- **Written exercise**
Write out, word for word, every line from the first one through the line that holds "const fontSize = '21px';", and nothing else; skip the pictures.

- **Dataset extract**
⟨

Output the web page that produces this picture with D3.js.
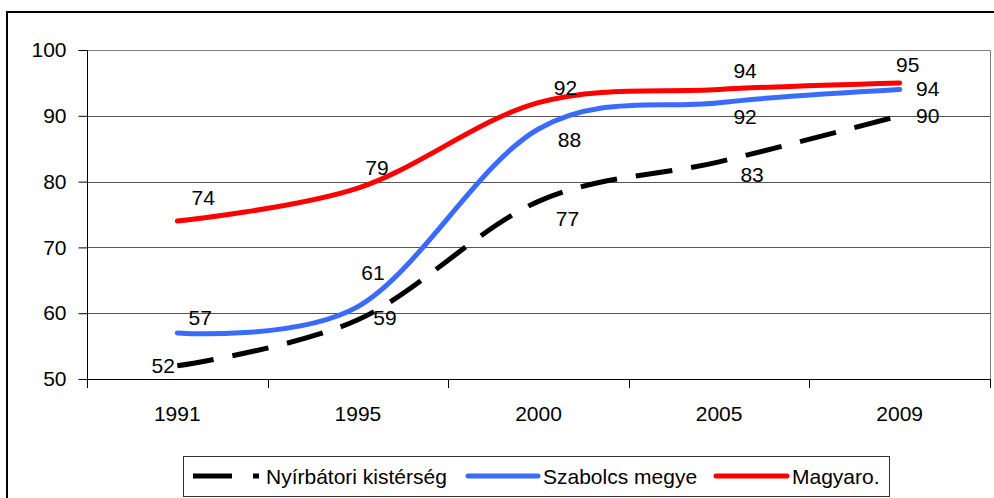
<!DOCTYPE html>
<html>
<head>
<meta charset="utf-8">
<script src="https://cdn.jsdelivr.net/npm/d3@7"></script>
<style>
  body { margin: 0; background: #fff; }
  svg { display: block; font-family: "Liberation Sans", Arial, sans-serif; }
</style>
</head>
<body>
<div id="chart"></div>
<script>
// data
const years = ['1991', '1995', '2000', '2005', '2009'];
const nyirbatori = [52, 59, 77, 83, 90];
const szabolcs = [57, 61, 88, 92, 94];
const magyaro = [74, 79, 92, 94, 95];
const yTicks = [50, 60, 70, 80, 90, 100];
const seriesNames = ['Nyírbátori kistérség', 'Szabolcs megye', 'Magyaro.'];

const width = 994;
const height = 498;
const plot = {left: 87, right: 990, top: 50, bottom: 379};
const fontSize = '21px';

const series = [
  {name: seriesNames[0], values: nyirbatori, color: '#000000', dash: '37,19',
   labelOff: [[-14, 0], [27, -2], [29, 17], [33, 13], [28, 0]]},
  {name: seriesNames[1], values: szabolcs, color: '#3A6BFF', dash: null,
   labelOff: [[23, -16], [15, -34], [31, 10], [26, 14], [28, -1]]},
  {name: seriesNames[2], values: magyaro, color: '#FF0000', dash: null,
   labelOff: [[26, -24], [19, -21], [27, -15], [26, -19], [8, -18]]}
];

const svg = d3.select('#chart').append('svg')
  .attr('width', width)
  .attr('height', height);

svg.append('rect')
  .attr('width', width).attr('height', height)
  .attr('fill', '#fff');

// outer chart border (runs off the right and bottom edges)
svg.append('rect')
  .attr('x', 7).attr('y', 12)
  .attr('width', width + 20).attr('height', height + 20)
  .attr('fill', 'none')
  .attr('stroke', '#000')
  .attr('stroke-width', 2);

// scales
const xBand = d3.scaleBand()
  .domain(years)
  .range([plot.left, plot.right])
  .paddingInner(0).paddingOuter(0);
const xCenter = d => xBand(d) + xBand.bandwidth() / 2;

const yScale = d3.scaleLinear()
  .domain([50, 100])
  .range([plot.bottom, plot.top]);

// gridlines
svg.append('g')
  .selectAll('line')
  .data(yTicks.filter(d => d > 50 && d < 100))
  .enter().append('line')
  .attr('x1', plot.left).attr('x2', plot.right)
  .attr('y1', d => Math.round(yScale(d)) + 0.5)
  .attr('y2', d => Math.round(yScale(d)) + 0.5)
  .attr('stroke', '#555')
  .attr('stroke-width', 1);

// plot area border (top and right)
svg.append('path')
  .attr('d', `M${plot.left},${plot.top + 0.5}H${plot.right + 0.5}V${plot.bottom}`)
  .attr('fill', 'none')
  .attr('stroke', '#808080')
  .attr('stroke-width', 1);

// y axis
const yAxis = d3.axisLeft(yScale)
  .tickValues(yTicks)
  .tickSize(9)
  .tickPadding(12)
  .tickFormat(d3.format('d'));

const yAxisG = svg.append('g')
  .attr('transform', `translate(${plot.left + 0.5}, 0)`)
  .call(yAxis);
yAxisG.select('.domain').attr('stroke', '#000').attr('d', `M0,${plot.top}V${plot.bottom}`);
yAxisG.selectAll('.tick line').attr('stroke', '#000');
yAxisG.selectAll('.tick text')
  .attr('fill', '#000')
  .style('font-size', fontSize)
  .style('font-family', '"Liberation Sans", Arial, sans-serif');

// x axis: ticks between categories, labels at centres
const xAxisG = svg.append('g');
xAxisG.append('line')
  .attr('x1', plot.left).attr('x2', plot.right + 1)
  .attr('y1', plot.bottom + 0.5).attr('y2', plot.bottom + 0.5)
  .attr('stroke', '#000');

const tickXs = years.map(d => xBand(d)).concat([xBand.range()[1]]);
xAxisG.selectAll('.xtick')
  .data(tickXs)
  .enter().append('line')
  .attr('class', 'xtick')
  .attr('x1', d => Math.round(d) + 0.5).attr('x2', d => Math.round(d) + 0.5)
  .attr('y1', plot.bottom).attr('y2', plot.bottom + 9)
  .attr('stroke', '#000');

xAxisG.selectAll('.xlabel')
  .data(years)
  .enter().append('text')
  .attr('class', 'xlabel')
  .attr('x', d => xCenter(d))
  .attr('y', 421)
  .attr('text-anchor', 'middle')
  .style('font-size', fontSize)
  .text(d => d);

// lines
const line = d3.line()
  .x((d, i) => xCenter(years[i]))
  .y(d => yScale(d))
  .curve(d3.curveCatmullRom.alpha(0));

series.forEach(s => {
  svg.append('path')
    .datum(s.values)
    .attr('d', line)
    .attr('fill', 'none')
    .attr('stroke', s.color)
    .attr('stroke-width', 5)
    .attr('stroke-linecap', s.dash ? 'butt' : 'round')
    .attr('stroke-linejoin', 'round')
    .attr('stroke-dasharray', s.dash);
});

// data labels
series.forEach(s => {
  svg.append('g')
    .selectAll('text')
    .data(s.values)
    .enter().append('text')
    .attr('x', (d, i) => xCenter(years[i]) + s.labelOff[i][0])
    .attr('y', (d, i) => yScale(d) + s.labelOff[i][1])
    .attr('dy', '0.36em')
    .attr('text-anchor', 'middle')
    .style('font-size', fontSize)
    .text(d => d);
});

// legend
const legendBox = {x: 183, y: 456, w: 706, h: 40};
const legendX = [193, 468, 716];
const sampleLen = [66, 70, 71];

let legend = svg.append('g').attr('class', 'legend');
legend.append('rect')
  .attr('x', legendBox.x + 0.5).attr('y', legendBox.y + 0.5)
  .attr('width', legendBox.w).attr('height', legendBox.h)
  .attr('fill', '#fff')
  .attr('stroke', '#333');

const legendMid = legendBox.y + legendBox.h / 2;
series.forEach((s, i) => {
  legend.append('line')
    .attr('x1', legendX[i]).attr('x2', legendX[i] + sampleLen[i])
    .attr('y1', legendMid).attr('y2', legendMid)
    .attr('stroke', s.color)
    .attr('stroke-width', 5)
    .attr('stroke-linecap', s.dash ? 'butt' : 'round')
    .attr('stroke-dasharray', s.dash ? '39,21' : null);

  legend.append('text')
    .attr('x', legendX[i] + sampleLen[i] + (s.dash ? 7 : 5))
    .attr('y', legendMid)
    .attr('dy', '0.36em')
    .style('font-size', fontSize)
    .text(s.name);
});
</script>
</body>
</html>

⟩

- **Exercise output**
Output the web page that produces this picture with D3.js.
<!DOCTYPE html>
<html>
<head>
<meta charset="utf-8">
<script src="https://cdn.jsdelivr.net/npm/d3@7"></script>
<style>
  body { margin: 0; background: #fff; }
  svg { display: block; font-family: "Liberation Sans", Arial, sans-serif; }
</style>
</head>
<body>
<div id="chart"></div>
<script>
// data
const years = ['1991', '1995', '2000', '2005', '2009'];
const nyirbatori = [52, 59, 77, 83, 90];
const szabolcs = [57, 61, 88, 92, 94];
const magyaro = [74, 79, 92, 94, 95];
const yTicks = [50, 60, 70, 80, 90, 100];
const seriesNames = ['Nyírbátori kistérség', 'Szabolcs megye', 'Magyaro.'];

const width = 994;
const height = 498;
const plot = {left: 87, right: 990, top: 50, bottom: 379};
const fontSize = '21px';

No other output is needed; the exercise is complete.